There are no EU-wide statistics on the actual number of CSOs at the agglomeration or at the national level. Ten EU Member States (Austria, Bulgaria, the Czech Republic, Finland, France, Germany, the Netherlands, Slovakia, Sweden and the United Kingdom) reported in 2010 under the WFD reporting that CSOs exerted a significant pressure on the ecological status of surface waters in their river basin districts.

As the implementation of the UWWTD is now quite advanced, it seems likely that efforts to improve ecological status under the WFD will bring more focus on the management of CSOs. By nature it will not be possible or economically feasible to design sewers to cope with all extreme events, but management measures can try to optimise the retention capacity of CSOs. Management solutions need to  control the frequencies, volumes and pollutant loads to the receiving waters.

In the future, the impacts of storm water overflows could also be influenced by climate change, as changes in precipitation can influence the frequency and volume of discharges from CSOs. In the future, more intense rainfall events are expected particularly in Northern and Central Europe and these might cause more frequent overflows and with larger volumes. In addition, urban developments and increased sealing of surfaces could exacerbate the problem and result in even higher run-off and greater risk of storm water overflows (Moreira et al, 2016).

2.7 Emerging issues

In addition to nutrient and organic pollution there are a number of emerging issues some of which are as yet poorly understood in their potential impacts to public health and the integrity of aquatic ecosystems.

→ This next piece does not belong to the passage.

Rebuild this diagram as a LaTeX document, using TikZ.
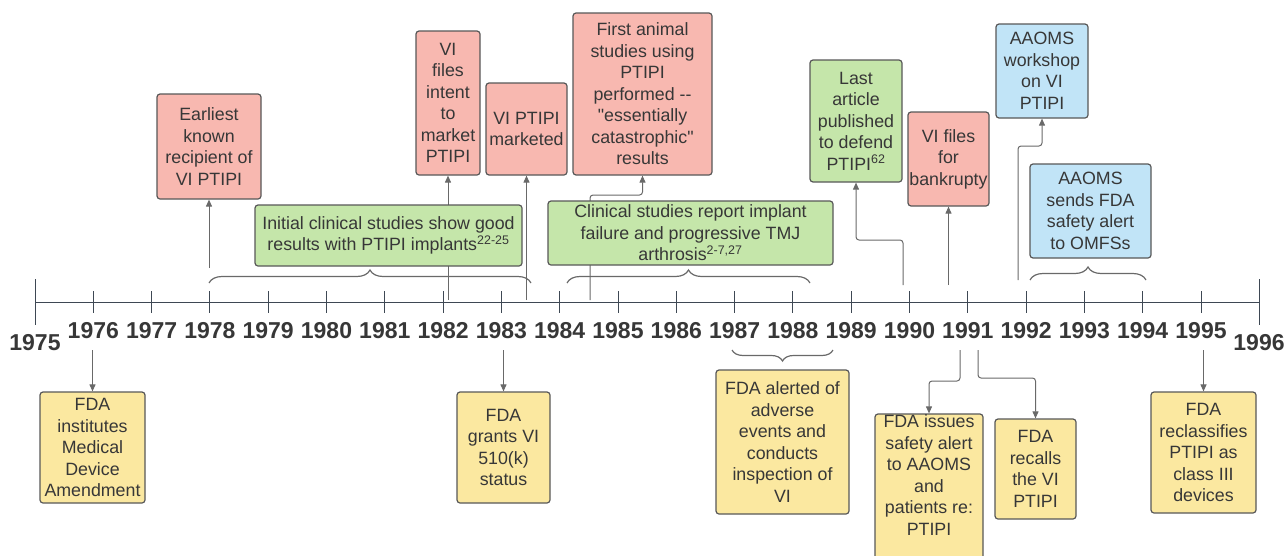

Emerging pollutants are typically chemicals present at low concentrations but which may have harmful effects on aquatic organisms or those that feed on them. They are not necessarily new chemicals. Emerging pollutants can be defined as pollutants that are currently not included in routine monitoring programmes at the European level and which may be candidates for future regulation, depending on research on their (eco)toxicity, potential health effects and public perception and on monitoring data regarding their occurrence in the various environmental compartments. Examples from the list of emerging substances are surfactants, flame retardants, pharmaceuticals and personal care products, gasoline additives and their degradation products, biocides, polar pesticides and their degradation products and various proven or suspected endocrine disrupting compounds (EDCs) (http://www.norman-network.net/?q=node/19). Such pollutants are not currently covered by EU legislation but the WFD provides a mechanism by which concentrations in the aquatic environment can be controlled.

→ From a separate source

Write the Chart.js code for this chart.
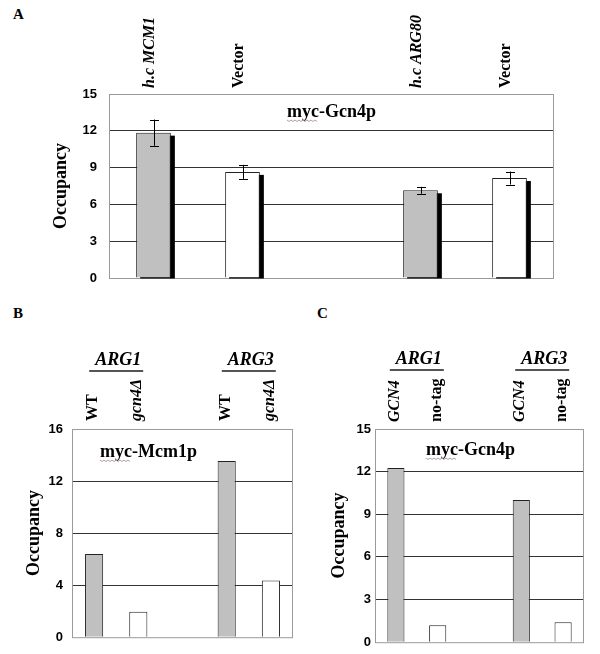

Plastic in the environment is another emerging issue, especially the impacts of micro-plastics in the environment. Micro-plastics are pieces of plastic than have been scoured and degraded and are generally defined as being less than 5 mm in size. They have been recognised as a widespread contaminant in the marine environment (GESAMP, 2015) but their relevance is being increasingly discussed also for freshwaters. Research into the impacts from micro-plastics is under way. So far, European water legislation does not control the sources of micro-plastics, their pathways from land through wastewater treatment plants or from diffuse sources. 

Antimicrobial resistance (AMR) is a phenomenon highly relevant for human health. It refers to the acquired resistance of a microorganism to an antimicrobial drug that was originally effective for treatment of infections caused by it. Resistant microorganisms are able to withstand attack by antimicrobial drugs (e.g. antibiotics), so that standard treatments become ineffective and infections persist, increasing the risk of spread to others (WHO 2015). This novel risk in the aquatic environment is at an early stage of research, but some recent work shows that increases in number of AMR bacteria could be associated with the proximity to wastewater treatment plants (Amos et al 2014, 2015).